The Augustins weren’t exactly sure why they were honored. “Supporting my parish, maybe?” said Ducarmel, a doctor in private practice.
But anyone listening to them describe their 30 years of involvement at St. Helen would have figured it out.
“Maybe for service,” said Monique, who works as office manager for her husband. “We do a lot of services. We do a lot of medical missions. We help a lot in the church.”
In fact, Ducarmel Augustin serves on the board of St. Helen School, where all three of their now adult children attended. He leads medical missions in Haiti. The couple also organize health fairs at the parish.
“I’ve been faithful to St. Helen for so long, I know everybody there,” said Ducarmel.
Archbishop Thomas Wenski, who celebrated the Mass,thanked all the honorees and all those who donate faithfully each year to the ABCD campaign.
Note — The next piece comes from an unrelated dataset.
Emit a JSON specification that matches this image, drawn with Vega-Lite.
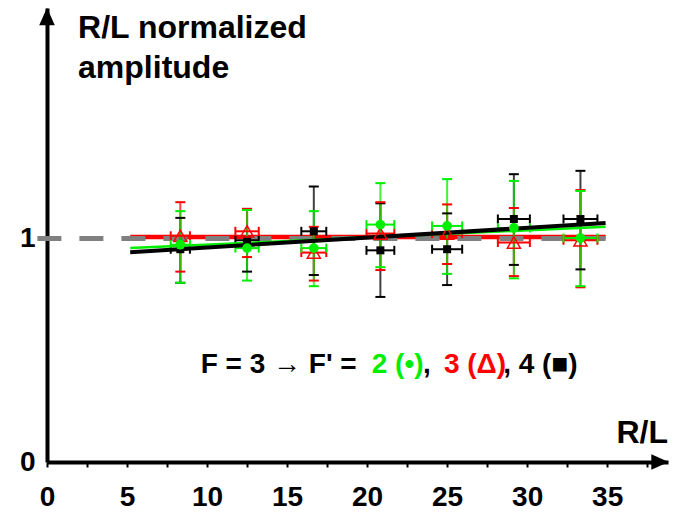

“Your gifts opened the door of our world to God and bring hope for our people,” he told them, noting how ABCD helps the Church in South Florida fulfill the biblical commandment to “care for the widow, the orphan, the alien, the oppressed and the poor among us.
“And we do this in so many ways,” he said, “through our Catholic Charities, through our religious education programs, our Catholic schools… through our support of our seminarians and priests… in our marriage preparation programs, our lay ministries that form people to minister to the bereaved, the homebound. Yes, we do this in so many countless ways.
“But we can do it only because of the generosity of people like yourselves, people who in good times and in bad times keep their support of the Church on their list of major priorities,” the archbishop said.
Although he admitted he was “preaching to the choir,” he reminded those present that “we are not the self-made men and women we sometimes pretend to be; rather what we are, who we are, is a gift we each have received ultimately from God. And what God has given us he has given not just for our own sakes but also for the sake of others.”